All this week thousands of students clad in mortarboards and gowns have been strolling around campuses with their slightly bewildered parents in tow.
Graduation days can be wonderful, life-enhancing events. At their best, they depict an open, inclusive society entirely at ease with itself.
A university I’m connected to – Leeds Beckett – awarded Phoenix Dance Theatre’s Sharon Watson an Honorary Doctorate of Arts. “As the artistic director of a company that has grown from small beginnings to an internationally recognised contemporary dance company,” she said, “it really shows what a talented and culturally diverse city we have.”
Very true. And yet I couldn’t help wonder whether the same could be said for the national arts scene.
Peter Weir’s classic film Dead Poets Society celebrates its 30th birthday this month. As The Guardian’s Luke Buckmaster argued, its core theme is “contemplating life from a different perspective”. Which, to my mind, is one of the great benefits of a multi-cultural society. And yet, according to a new report, exclusivity in poetry is increasing rather than decreasing.
Collecting data from 29 magazines and websites, the study found that nine per cent of almost 20,000 published poems were by poets of colour. When one influential journal was removed, the figure dropped to seven per cent. The British poetry world, it concluded, is “failing to meet even the most basic measurements of inclusivity”.
So much for carpe diem.
Last year’s Arts Council England report showed “significant” under-representation of people from black and ethnic minority backgrounds, disabled people and – in some roles – women, in its funded organisations. “Our young, diverse population is a national asset,” declared its director Sir Nicholas Serota, “a multitude of perspectives, ideas, talent and creativity. But we have a problem.

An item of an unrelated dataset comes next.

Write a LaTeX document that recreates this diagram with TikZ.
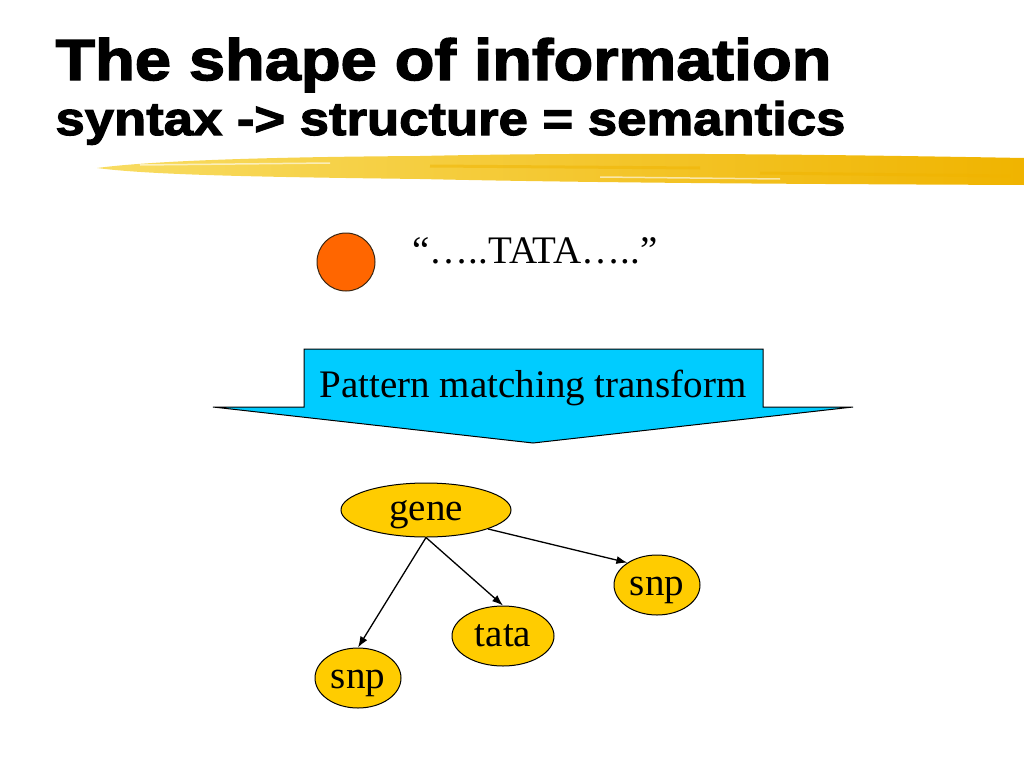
\documentclass[tikz,border=0pt]{standalone}
\usepackage{fontspec}
\setmainfont{Liberation Serif}
\newfontfamily\headfont[FakeStretch=1.12,FakeBold=2.5]{Liberation Sans Bold}
\usepackage{tikz}
\usetikzlibrary{shapes.geometric}
\usetikzlibrary{arrows.meta}
\usetikzlibrary{positioning}
\definecolor{brushL}{HTML}{F8DC62}
\definecolor{brushR}{HTML}{F0B400}
\definecolor{dotfill}{HTML}{FF6600}
\definecolor{arrowfill}{HTML}{00CCFF}
\definecolor{termfill}{HTML}{FFCC00}
\tikzset{every picture/.style={line width=1pt},
  bodytext/.style={inner sep=0pt,font=\fontsize{39}{42}\selectfont},
  term/.style={ellipse,draw,fill=termfill,inner sep=0pt,text height=29pt,text depth=9pt,font=\fontsize{39}{42}\selectfont},
  link/.style={-{Latex[length=11pt,width=8pt]},line width=1.3pt}}
\begin{document}
\begin{tikzpicture}[x=1pt,y=-1pt]
\useasboundingbox (0,0) rectangle (1024,768);
\node[anchor=base west,inner sep=0pt] (title) at (55,80) {\headfont\fontsize{58}{62}\selectfont The shape of information};
\node[anchor=base west,inner sep=0pt] (subtitle) at (55,135) {\headfont\fontsize{47}{50}\selectfont syntax -> structure = semantics};
\shade[left color=brushL,right color=brushR] (97,168) .. controls (150,161) and (260,157) .. (420,156) .. controls (600,152) and (800,154) .. (1024,158) -- (1024,185) .. controls (800,184) and (600,183) .. (420,179) .. controls (260,177) and (150,175) .. (97,168) -- cycle;
\draw[brushR,opacity=0.5,line width=3pt] (430,166) -- (700,168) (760,173) -- (1010,176);
\draw[white,opacity=0.6,line width=1.5pt] (140,165) -- (330,163) (600,177) -- (780,179);
\node[circle,draw=black!70!brown,fill=dotfill,minimum size=58pt,inner sep=0pt] (dot) at (346,262) {};
\node[bodytext,anchor=base] (seq) at (535,263) {“…..TATA…..”};
\draw[fill=arrowfill] (304,349) -- (763,349) -- (763,407) -- (853,407) -- (533,443) -- (213,407) -- (304,407) -- cycle;
\node[bodytext,anchor=base] (ptm) at (533,397) {Pattern matching transform};
\node[term,minimum width=170pt,minimum height=54pt] (gene) at (426,510) {gene};
\node[term,minimum width=86pt,minimum height=60pt] (snpR) at (657,585) {snp};
\node[term,minimum width=102pt,minimum height=60pt] (tata) at (503,636) {tata};
\node[term,minimum width=86pt,minimum height=60pt] (snpL) at (358,678) {snp};
\draw[link] (gene.south) -- (snpL.north);
\draw[link] (gene.south) -- (tata.north);
\draw[link] (gene.-17) -- (snpR.143);
\end{tikzpicture}
\end{document}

We are as a society depriving this young population of opportunity.”
Contrast this with the world of sport.
In the past few weeks, whether it be the women’s World Cup team, Serena and Andy at Wimbledon or Lewis Hamilton making British history at Silverstone, there have been no shortage of inspirational role models.
The most exciting sporting achievement of all, of course, was last Sunday’s cricketing World Cup triumph. Inevitably, Jacob Rees-Mogg Brexitised the victory, tweeting “we clearly don’t need Europe to win”.
The England men’s team, in fact, were a truly international outfit, boasting an Irish captain, a man of the match raised in New Zealand, a bowler born in Barbados and a fielder from South Africa. When the Dublin-born skipper Eoin Morgan was asked if the team had enjoyed the luck of the Irish, he humorously referred to the fact that Moeen Ali and Adil Rashid, the grandchildren of Pakistani immigrants, were members of the Mirpuri community. “Allah was definitely with us…our team has quite diverse backgrounds and cultures.”
Similarly, Three Lions coach Gareth Southgate hailed his team’s 2018 World Cup top-four finish as a triumph of multiculturalism, citing their many different backgrounds and cultures. His squad, which boasted 11 players who were black or mixed-race, had “the chance to affect something bigger than ourselves…with our diversity and with our youth that represents modern England”.
The arts world likes to think of itself as superior to the sporting community in matters of diversity. It revels in the so-called cosmopolitanism of its writers, musicians and filmmakers.
But only this week, in response to the rumour that black actress Lashana Lynch might take over from Daniel Craig as the new 007, this has been exposed as something of a delusion.
Hands off Bond, cried the traditionalists. “Re-doing old stories with a PC angle is easier than writing new ones,” moaned one commentator. Another claimed that a woman could not play the role because it wouldn’t “satisfy male wish fulfilment”.
It must be hoped that, as graduands up and down the country – particularly those of colour – celebrated their metamorphosis into graduates, they were not put off from pursuing careers in the arts. But ridiculous over-reactions like this will give them pause for thought – and make them wonder whether they would be better off in another area of entertainment altogether.
Like sport. Which is clearly more in tune with the outward-looking image their universities like to present to the world.